The task: Retype the data that follows line by line, exactly, and leave its pictures out.

Exercise data:
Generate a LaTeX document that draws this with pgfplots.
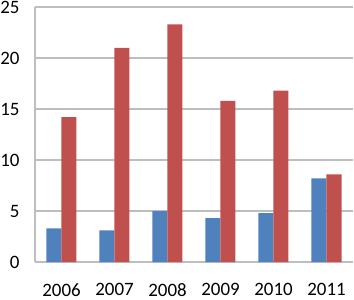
\documentclass[border=0pt]{standalone}
\usepackage{pgfplots}
\pgfplotsset{compat=1.18}
\usepackage{fontspec}
\setmainfont{Carlito}
\definecolor{sblue}{HTML}{4F81BD}
\definecolor{sred}{HTML}{C0504D}
\definecolor{gridc}{HTML}{BEBEBE}
\begin{document}
\begin{tikzpicture}
\begin{axis}[
  scale only axis,
  width=318bp, height=255bp,
  xmin=-0.5, xmax=5.5,
  ymin=0, ymax=25,
  ytick={0,5,10,15,20,25},
  xtick={0,1,2,3,4,5},
  xticklabels={2006,2007,2008,2009,2010,2011},
  major tick length=0pt,
  axis x line*=bottom, axis y line*=left,
  ymajorgrids,
  grid style={gridc, line width=1.2pt},
  axis line style={gridc, line width=1.2pt, -},
  ybar, bar width=15bp,
  tick label style={font=\fontsize{19}{22}\selectfont},
  /pgf/number format/assume math mode=true,
  yticklabel style={xshift=-12bp},
  xticklabel style={yshift=-18bp},
]
\addplot[fill=sblue, draw=none, bar shift=-7.5bp] coordinates {(0,3.3) (1,3.1) (2,5.0) (3,4.3) (4,4.8) (5,8.2)};
\addplot[fill=sred, draw=none, bar shift=7.5bp] coordinates {(0,14.2) (1,21.0) (2,23.3) (3,15.8) (4,16.8) (5,8.6)};
\coordinate (ll) at (rel axis cs:0,0);
\coordinate (ur) at (rel axis cs:1,1);
\end{axis}
\pgfresetboundingbox
\path[use as bounding box] ([xshift=-35bp,yshift=-38bp]ll) rectangle ([xshift=1bp,yshift=7bp]ur);
\end{tikzpicture}
\end{document}
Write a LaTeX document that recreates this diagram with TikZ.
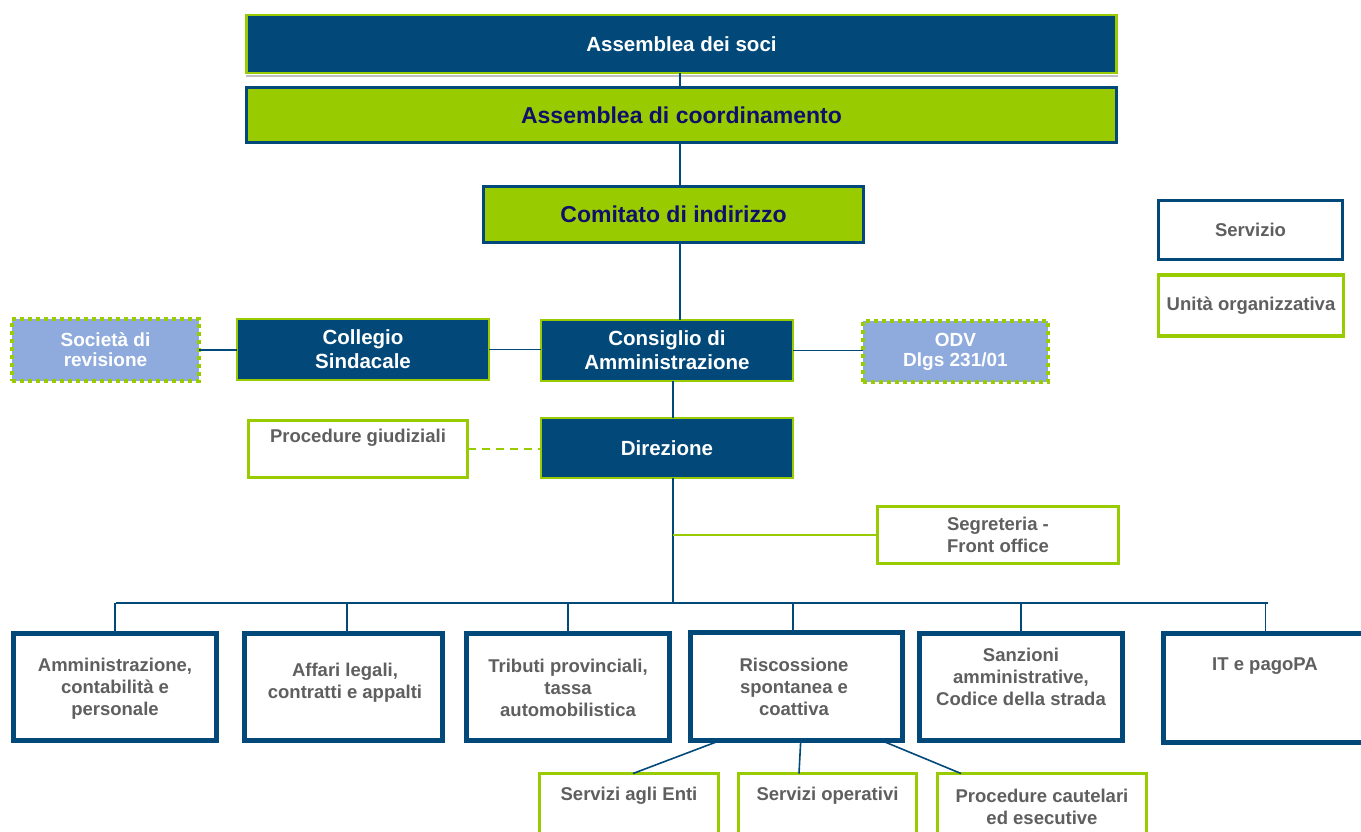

Answer to this exercise:
Generate a LaTeX document that draws this with pgfplots.
\documentclass[border=0pt]{standalone}
\usepackage{pgfplots}
\pgfplotsset{compat=1.18}
\usepackage{fontspec}
\setmainfont{Carlito}
\definecolor{sblue}{HTML}{4F81BD}
\definecolor{sred}{HTML}{C0504D}
\definecolor{gridc}{HTML}{BEBEBE}
\begin{document}
\begin{tikzpicture}
\begin{axis}[
  scale only axis,
  width=318bp, height=255bp,
  xmin=-0.5, xmax=5.5,
  ymin=0, ymax=25,
  ytick={0,5,10,15,20,25},
  xtick={0,1,2,3,4,5},
  xticklabels={2006,2007,2008,2009,2010,2011},
  major tick length=0pt,
  axis x line*=bottom, axis y line*=left,
  ymajorgrids,
  grid style={gridc, line width=1.2pt},
  axis line style={gridc, line width=1.2pt, -},
  ybar, bar width=15bp,
  tick label style={font=\fontsize{19}{22}\selectfont},
  /pgf/number format/assume math mode=true,
  yticklabel style={xshift=-12bp},
  xticklabel style={yshift=-18bp},
]
\addplot[fill=sblue, draw=none, bar shift=-7.5bp] coordinates {(0,3.3) (1,3.1) (2,5.0) (3,4.3) (4,4.8) (5,8.2)};
\addplot[fill=sred, draw=none, bar shift=7.5bp] coordinates {(0,14.2) (1,21.0) (2,23.3) (3,15.8) (4,16.8) (5,8.6)};
\coordinate (ll) at (rel axis cs:0,0);
\coordinate (ur) at (rel axis cs:1,1);
\end{axis}
\pgfresetboundingbox
\path[use as bounding box] ([xshift=-35bp,yshift=-38bp]ll) rectangle ([xshift=1bp,yshift=7bp]ur);
\end{tikzpicture}
\end{document}
Write a LaTeX document that recreates this diagram with TikZ.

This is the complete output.